** Given instruction **
Your task is to copy the listing exactly. Drop any pictures from the copy.

** Collected data **
————

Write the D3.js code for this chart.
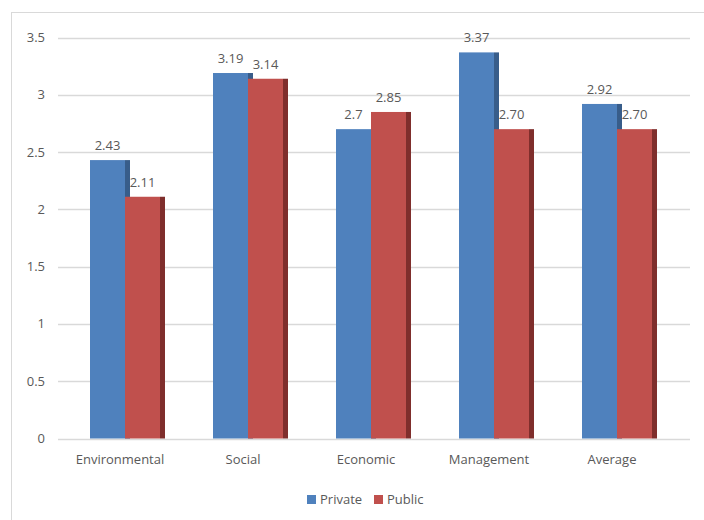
<!DOCTYPE html>
<html><head><meta charset="utf-8">
<script src="https://cdn.jsdelivr.net/npm/d3@7"></script>
<style>body{margin:0;background:#fff}svg{display:block}text{font-family:"Open Sans","Liberation Sans",sans-serif;fill:#595959}</style>
</head><body><svg id="c" width="704" height="520"></svg>
<script>
const categories = ["Environmental","Social","Economic","Management","Average"];
const privateVals = [2.43,3.19,2.7,3.37,2.92];
const publicVals = [2.11,3.14,2.85,2.70,2.70];
const privateLabels = ["2.43","3.19","2.7","3.37","2.92"];
const publicLabels = ["2.11","3.14","2.85","2.70","2.70"];
const yTicks = [0,0.5,1,1.5,2,2.5,3,3.5];
const seriesNames = ["Private","Public"];

const svg = d3.select("#c");
svg.append("rect").attr("x",11.5).attr("y",12.5).attr("width",720).attr("height",540)
  .attr("fill","none").attr("stroke","#d9d9d9");

const y = d3.scaleLinear().domain([0,3.5]).range([438.5,37.5]);
const x = d3.scaleBand().domain(categories).range([63.5,678.5]);
const gridX0 = 58, gridX1 = 690;

svg.append("g").selectAll("line").data(yTicks).join("line")
  .attr("x1",gridX0).attr("x2",gridX1)
  .attr("y1",d=>Math.round(y(d))+0.5).attr("y2",d=>Math.round(y(d))+0.5)
  .attr("stroke","#d9d9d9").attr("stroke-width",1.5);

svg.append("g").selectAll("text").data(yTicks).join("text")
  .attr("x",45).attr("y",d=>y(d)).attr("dy","0.35em").attr("text-anchor","end")
  .attr("font-size",13).text(d=>d3.format("~g")(d));

const bw = 35, side = 5;
const series = [
  {name:"Private", vals:privateVals, labels:privateLabels, color:"#4F81BD", dark:"#385D8A", off:-bw},
  {name:"Public", vals:publicVals, labels:publicLabels, color:"#C0504D", dark:"#7F2E2C", off:0}
];
series.forEach(s=>{
  const g = svg.append("g");
  categories.forEach((c,i)=>{
    const cx = x(c)+x.bandwidth()/2 + s.off;
    const top = y(s.vals[i]);
    g.append("rect").attr("x",cx+bw).attr("y",top).attr("width",side).attr("height",y(0)-top).attr("fill",s.dark);
  });
});
series.forEach(s=>{
  const g = svg.append("g");
  categories.forEach((c,i)=>{
    const cx = x(c)+x.bandwidth()/2 + s.off;
    const top = y(s.vals[i]);
    g.append("rect").attr("x",cx).attr("y",top).attr("width",bw).attr("height",y(0)-top).attr("fill",s.color);
  });
});
series.forEach(s=>{
  categories.forEach((c,i)=>{
    const cx = x(c)+x.bandwidth()/2 + s.off + bw/2;
    svg.append("text").attr("x",cx).attr("y",y(s.vals[i])-10).attr("text-anchor","middle")
      .attr("font-size",13).text(s.labels[i]);
  });
});

svg.append("g").selectAll("text").data(categories).join("text")
  .attr("x",d=>x(d)+x.bandwidth()/2-5).attr("y",464).attr("text-anchor","middle")
  .attr("font-size",13).text(d=>d);

const leg = svg.append("g");
const legX = [307, 374];
series.forEach((s,i)=>{
  leg.append("rect").attr("x",legX[i]).attr("y",495).attr("width",9).attr("height",9).attr("fill",s.color);
  leg.append("text").attr("x",legX[i]+13).attr("y",504).attr("font-size",13).text(s.name);
});
</script></body></html>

————

** Solution to this exercise **
Write the D3.js code for this chart.
<!DOCTYPE html>
<html><head><meta charset="utf-8">
<script src="https://cdn.jsdelivr.net/npm/d3@7"></script>
<style>body{margin:0;background:#fff}svg{display:block}text{font-family:"Open Sans","Liberation Sans",sans-serif;fill:#595959}</style>
</head><body><svg id="c" width="704" height="520"></svg>
<script>
const categories = ["Environmental","Social","Economic","Management","Average"];
const privateVals = [2.43,3.19,2.7,3.37,2.92];
const publicVals = [2.11,3.14,2.85,2.70,2.70];
const privateLabels = ["2.43","3.19","2.7","3.37","2.92"];
const publicLabels = ["2.11","3.14","2.85","2.70","2.70"];
const yTicks = [0,0.5,1,1.5,2,2.5,3,3.5];
const seriesNames = ["Private","Public"];

const svg = d3.select("#c");
svg.append("rect").attr("x",11.5).attr("y",12.5).attr("width",720).attr("height",540)
  .attr("fill","none").attr("stroke","#d9d9d9");

const y = d3.scaleLinear().domain([0,3.5]).range([438.5,37.5]);
const x = d3.scaleBand().domain(categories).range([63.5,678.5]);
const gridX0 = 58, gridX1 = 690;

svg.append("g").selectAll("line").data(yTicks).join("line")
  .attr("x1",gridX0).attr("x2",gridX1)
  .attr("y1",d=>Math.round(y(d))+0.5).attr("y2",d=>Math.round(y(d))+0.5)
  .attr("stroke","#d9d9d9").attr("stroke-width",1.5);

svg.append("g").selectAll("text").data(yTicks).join("text")
  .attr("x",45).attr("y",d=>y(d)).attr("dy","0.35em").attr("text-anchor","end")
  .attr("font-size",13).text(d=>d3.format("~g")(d));

const bw = 35, side = 5;
const series = [
  {name:"Private", vals:privateVals, labels:privateLabels, color:"#4F81BD", dark:"#385D8A", off:-bw},
  {name:"Public", vals:publicVals, labels:publicLabels, color:"#C0504D", dark:"#7F2E2C", off:0}
];
series.forEach(s=>{
  const g = svg.append("g");
  categories.forEach((c,i)=>{
    const cx = x(c)+x.bandwidth()/2 + s.off;
    const top = y(s.vals[i]);
    g.append("rect").attr("x",cx+bw).attr("y",top).attr("width",side).attr("height",y(0)-top).attr("fill",s.dark);
  });
});
series.forEach(s=>{
  const g = svg.append("g");
  categories.forEach((c,i)=>{
    const cx = x(c)+x.bandwidth()/2 + s.off;
    const top = y(s.vals[i]);
    g.append("rect").attr("x",cx).attr("y",top).attr("width",bw).attr("height",y(0)-top).attr("fill",s.color);
  });
});
series.forEach(s=>{
  categories.forEach((c,i)=>{
    const cx = x(c)+x.bandwidth()/2 + s.off + bw/2;
    svg.append("text").attr("x",cx).attr("y",y(s.vals[i])-10).attr("text-anchor","middle")
      .attr("font-size",13).text(s.labels[i]);
  });
});

svg.append("g").selectAll("text").data(categories).join("text")
  .attr("x",d=>x(d)+x.bandwidth()/2-5).attr("y",464).attr("text-anchor","middle")
  .attr("font-size",13).text(d=>d);

const leg = svg.append("g");
const legX = [307, 374];
series.forEach((s,i)=>{
  leg.append("rect").attr("x",legX[i]).attr("y",495).attr("width",9).attr("height",9).attr("fill",s.color);
  leg.append("text").attr("x",legX[i]+13).attr("y",504).attr("font-size",13).text(s.name);
});
</script></body></html>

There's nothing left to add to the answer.